La actividad de descargarse contenidos, que todos hemos probado, y de acumularlos, tiene algo de comportamiento compulsivo. Lo que en principio parece un gesto iconoclasta que rompe las reglas y nos acelera el pulso, se convierte en pocos días en una conducta de raíces similares a las adicciones. Y como en estas, el adicto lucha en contra de todos los argumentos racionales para escapar de la contradicción que sufre: saber que lo que hace no es bueno, pero no poder (querer) parar de hacerlo. Sería muy interesante que la psicología elaborara un modelo sobre estas conductas, pues lo que aquí planteo es sólo una intuición.
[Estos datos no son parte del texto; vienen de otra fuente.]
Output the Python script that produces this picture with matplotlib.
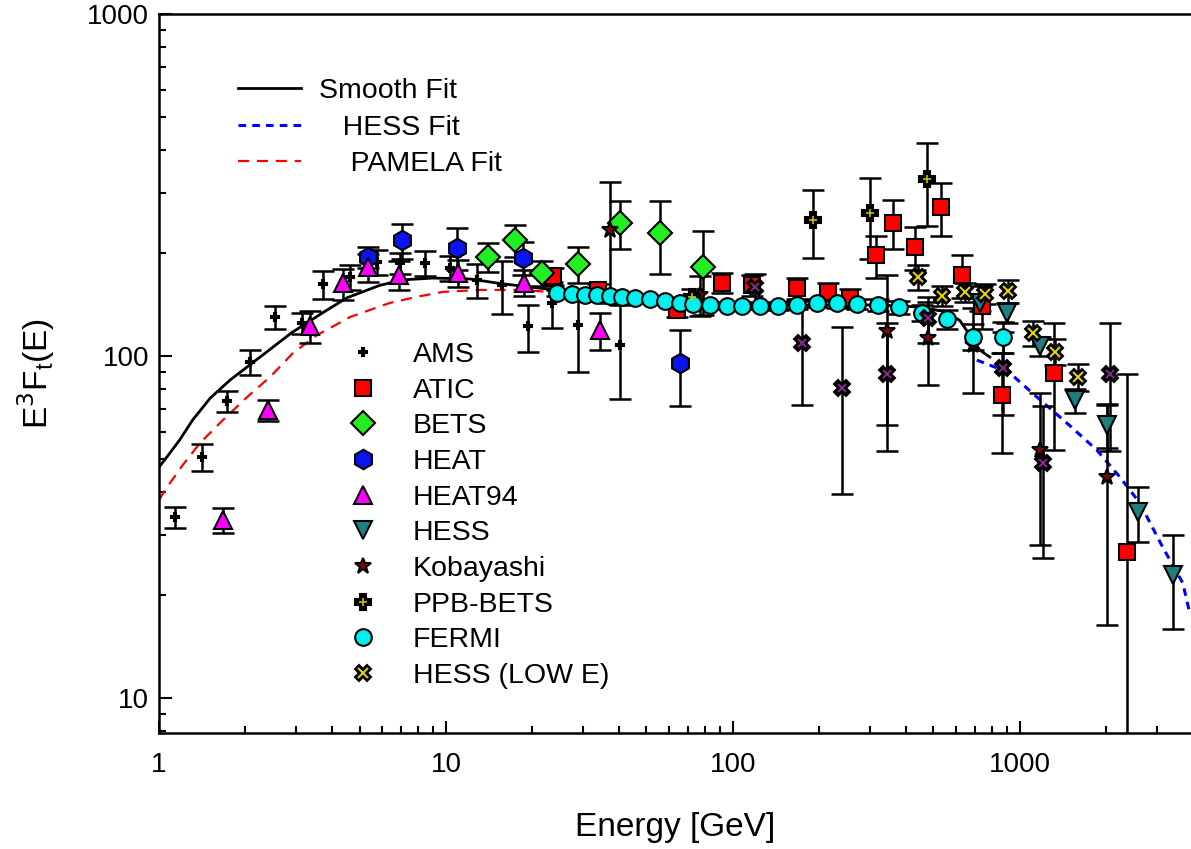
import matplotlib.pyplot as plt
from matplotlib.ticker import FixedLocator, FuncFormatter, LogLocator, NullFormatter

plt.rcParams['font.family'] = ['Liberation Sans', 'DejaVu Sans']
plt.rcParams['xtick.labelsize'] = 20
plt.rcParams['ytick.labelsize'] = 20

# ---- data (energy in GeV, E^3 F values) ----
ams_e = [1.14, 1.41, 1.73, 2.08, 2.54, 3.15, 3.73, 4.63, 5.75, 6.92, 8.45, 10.3, 12.8, 15.7, 19.3, 23.4, 28.8, 40.4]
ams_f = [33.8, 50.7, 73.8, 96.0, 130, 125, 162, 170, 188, 187, 187, 181, 167, 161, 122, 143, 123, 108]
ams_err = [2.3, 4.6, 5.1, 8.0, 9.7, 8.7, 15, 14, 16, 13, 16, 15, 19, 28, 19, 22, 33, 33]

atic_e = [23.6, 33.9, 63.8, 91.5, 117, 167, 214, 256, 315, 361, 430, 531, 628, 738, 865, 1313, 2360]
atic_f = [171, 156, 136, 164, 161, 158, 154, 148, 197, 245, 208, 273, 173, 140, 76.9, 89.2, 26.7]
atic_err = [10, 6, 6, 11, 11, 11, 9, 9, 28, 40, 30, 48, 25, 20, 25, 36, 62]

bets_e = [14.0, 17.4, 21.6, 28.8, 40.4, 55.7, 78.5]
bets_f = [195, 218, 175, 186, 245, 229, 182]
bets_err = [19, 23, 15, 22, 39, 55, 50]

heat_e = [5.35, 7.03, 10.9, 18.5, 65.3]
heat_f = [195, 218, 207, 194, 95.4]
heat_err = [14, 26, 29, 21, 24]

heat94_e = [1.67, 2.40, 3.36, 4.38, 5.35, 6.86, 11.0, 18.7, 34.4]
heat94_f = [33.1, 69.5, 122, 163, 182, 173, 175, 164, 119]
heat94_err = [2.8, 4.8, 13, 17, 17, 17, 16, 14, 15]

hess_e = [726, 901, 1175, 1556, 2010, 2578, 3414]
hess_f = [143, 134, 107, 74.3, 62.9, 35.0, 22.9]
hess_err = [8, 9, 7, 6, 9, 6.5, 7]

koba_e = [37.3, 76.7, 344, 478, 686, 1175, 2010]
koba_f = [233, 151, 118, 113, 108, 53.1, 44.3]
koba_err = [90, 20, 55, 31, 30, 25, 28]

ppb_e = [71.9, 190, 300, 474]
ppb_f = [149, 250, 262, 330]
ppb_err = [8, 56, 70, 90]

fermi_e = [24.4, 27.5, 30.5, 33.6, 37.3, 41.0, 45.6, 51.4, 58.0, 65.3, 72.6, 83.2, 95.3,
           108, 124, 144, 167, 196, 230, 270, 320, 379, 456, 557, 686, 873]
fermi_f = [153, 152, 151, 151, 150, 149, 148, 147, 145, 143, 142, 141, 140,
           140, 140, 140, 141, 143, 143, 142, 141, 139, 134, 128, 114, 114]
fermi_err = [3, 3, 3, 3, 3, 3, 3, 3, 3, 3, 3, 3, 3, 3, 3, 4, 4, 4, 5, 5, 6, 6, 7, 8, 10, 12]

hessl_e = [441, 535, 643, 755, 908, 1109, 1324, 1592]
hessl_f = [170, 150, 154, 152, 155, 117, 103, 86.9]
hessl_err = [14, 10, 10, 10, 12, 10, 9, 8]

# second set of X points (purple centre, not in legend)
xpur_e = [119, 174, 240, 344, 478, 873, 1203, 2060]
xpur_f = [159, 109, 80.6, 88.6, 129, 92.2, 48.6, 88.6]
xpur_err = [15, 37, 41, 36, 20, 25, 23, 36]

smooth_e = [1.0, 1.066, 1.18, 1.31, 1.51, 1.77, 2.25, 2.90, 3.73, 4.52, 5.89, 7.08, 9.01, 12.1,
            15.4, 22.5, 31.8, 51.4, 76.7, 124, 201, 325, 449, 548, 618, 670, 726, 786]
smooth_f = [47.3, 50.7, 56.8, 65.0, 75.4, 85.1, 99.3, 117, 134, 148, 161, 167, 169, 168,
            163, 157, 151, 146, 143, 141, 141, 141, 139, 135, 127, 115, 104, 99.3]

hessfit_e = [708, 923, 1146, 1458, 1855, 2230, 2617, 3148, 3698, 3910]
hessfit_f = [97.3, 89.2, 75.9, 63.7, 53.1, 44.3, 37.2, 27.6, 21.7, 17.7]

pamela_e = [1.0, 1.05, 1.21, 1.39, 1.67, 2.03, 2.44, 2.93, 3.55, 4.63, 6.38, 7.93, 9.77,
            13.1, 18.1, 23.0, 31.8, 40.4, 55.7, 70.8, 90.1]
pamela_f = [37.9, 40.6, 48.0, 55.7, 65.0, 75.9, 86.9, 102, 115, 130, 143, 149, 154,
            156, 156, 154, 152, 151, 149, 147, 144]

fig = plt.figure(figsize=(11.91, 8.49), dpi=100)
ax = fig.add_axes([0.1335, 0.1366, 0.8665, 0.8469])
ax.set_xscale('log')
ax.set_yscale('log')

# fits
l_smooth, = ax.plot(smooth_e, smooth_f, color='black', lw=2.0, zorder=2, label='Smooth Fit')
l_hess, = ax.plot(hessfit_e, hessfit_f, color='#0000ff', lw=2.2, ls=(0, (2.5, 2)), zorder=2,
                  label='   HESS Fit')
l_pam, = ax.plot(pamela_e, pamela_f, color='#ff0000', lw=1.6, ls=(0, (5, 3.5)), zorder=2,
                 label='    PAMELA Fit')


def series(x, y, err, marker, color, size, label, edge='black'):
    ax.errorbar(x, y, yerr=err, fmt='none', ecolor='black', elinewidth=1.8,
                capsize=8, capthick=1.8, zorder=3)
    h, = ax.plot(x, y, ls='none', marker=marker, ms=size, mfc=color, mec=edge,
                 mew=1.5, zorder=4, label=label)
    return h


h_ams = series(ams_e, ams_f, ams_err, 'P', 'black', 6, 'AMS')
h_atic = series(atic_e, atic_f, atic_err, 's', '#ff0000', 12, 'ATIC')
h_bets = series(bets_e, bets_f, bets_err, 'D', '#22ee22', 12, 'BETS')
h_heat = series(heat_e, heat_f, heat_err, 'h', '#0a14f0', 14, 'HEAT')
h_heat94 = series(heat94_e, heat94_f, heat94_err, '^', '#ff00ff', 13, 'HEAT94')
h_hess = series(hess_e, hess_f, hess_err, 'v', '#1f7f80', 13, 'HESS')
h_koba = series(koba_e, koba_f, koba_err, '*', '#7a0a0a', 12, 'Kobayashi')
h_ppb = series(ppb_e, ppb_f, ppb_err, 'P', 'black', 11, 'PPB-BETS')
h_ppb_c, = ax.plot(ppb_e, ppb_f, ls='none', marker='+', ms=6, mec='#c8c000', mew=1.2, zorder=5)
h_fermi = series(fermi_e, fermi_f, fermi_err, 'o', '#00f0f0', 12, 'FERMI')
h_hessl = series(hessl_e, hessl_f, hessl_err, 'X', 'black', 12, 'HESS (LOW E)')
h_hessl_c, = ax.plot(hessl_e, hessl_f, ls='none', marker='x', ms=7, mec='#e8d800', mew=1.4, zorder=5)
series(xpur_e, xpur_f, xpur_err, 'X', 'black', 12, None)
ax.plot(xpur_e, xpur_f, ls='none', marker='x', ms=6, mec='#8a2a8a', mew=1.4, zorder=5)

ax.set_xlim(1, 3950)
ax.set_ylim(7.9, 1000)

ax.xaxis.set_major_locator(FixedLocator([1, 10, 100, 1000]))
ax.xaxis.set_minor_locator(LogLocator(base=10, subs=range(2, 10)))
ax.yaxis.set_major_locator(FixedLocator([10, 100, 1000]))
ax.yaxis.set_minor_locator(LogLocator(base=10, subs=range(2, 10)))
fmt = FuncFormatter(lambda v, p: '%d' % round(v))
ax.xaxis.set_major_formatter(fmt)
ax.yaxis.set_major_formatter(fmt)
ax.xaxis.set_minor_formatter(NullFormatter())
ax.yaxis.set_minor_formatter(NullFormatter())

ax.tick_params(which='both', direction='in', top=False, right=False, width=1.5)
ax.tick_params(which='major', length=9)
ax.tick_params(which='minor', length=5)
ax.tick_params(axis='x', which='major', pad=14)
ax.tick_params(axis='y', which='major', pad=7)
for s in ['left', 'bottom', 'top']:
    ax.spines[s].set_linewidth(1.8)
ax.spines['right'].set_visible(False)

ax.set_xlabel('Energy [GeV]', fontsize=24, labelpad=24)
ax.set_ylabel(r'E$^3$F$_\mathregular{t}$(E)', fontsize=24, labelpad=22)

leg1 = ax.legend(handles=[l_smooth, l_hess, l_pam], loc='upper left',
                 bbox_to_anchor=(0.0766, 0.911), frameon=False, fontsize=20.5,
                 handlelength=2.2, handletextpad=0.63, labelspacing=0.37,
                 borderpad=0, borderaxespad=0)
ax.add_artist(leg1)
ax.legend([h_ams, h_atic, h_bets, h_heat, h_heat94, h_hess, h_koba,
           (h_ppb, h_ppb_c), h_fermi, (h_hessl, h_hessl_c)],
          ['AMS', 'ATIC', 'BETS', 'HEAT', 'HEAT94', 'HESS', 'Kobayashi',
           'PPB-BETS', 'FERMI', 'HESS (LOW E)'],
          loc='upper left', bbox_to_anchor=(0.181, 0.544), frameon=False, fontsize=20.5,
          handlelength=1.2, handletextpad=1.16, labelspacing=0.34,
          borderpad=0, borderaxespad=0)

fig.savefig('out.png', dpi=100)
Como ex fumador entiendo bien esas contradicciones. Cuando tu yo adicto te grita desde algún rincón de tu conciencia que esa persona que está tosiendo a tu lado porque le daña el humo de tu cigarrillo es un talibán y un egoísta, estás pensando como un adicto. El fumador se enfrenta a sus propias contradicciones mediante la falacia, el pensamiento mágico y el autoengaño. El único objetivo es fumarse el siguiente cigarrillo. Lo que te pase a causa de ello ya lo pensarás. Y creo que el drama de las descargas encierra un origen similar. Sólo que amenaza con destruir industrias enteras, está llevando a la ruina y al paro a miles de familias, y la ciudadanía parece vivir en una burbuja de autoengaño, en la que sus actos no tienen consecuencias sobre sus semejantes. En realidad todo este problema tiene algo profundamente inquietante y perturbador: los límites del pensamiento libre cuando ciertas conductas, que podríamos llamar “adictivas” entran en liza. Y quién se beneficia de todo ello, oculto, entre las sombras, moviendo los hilos y creando presión.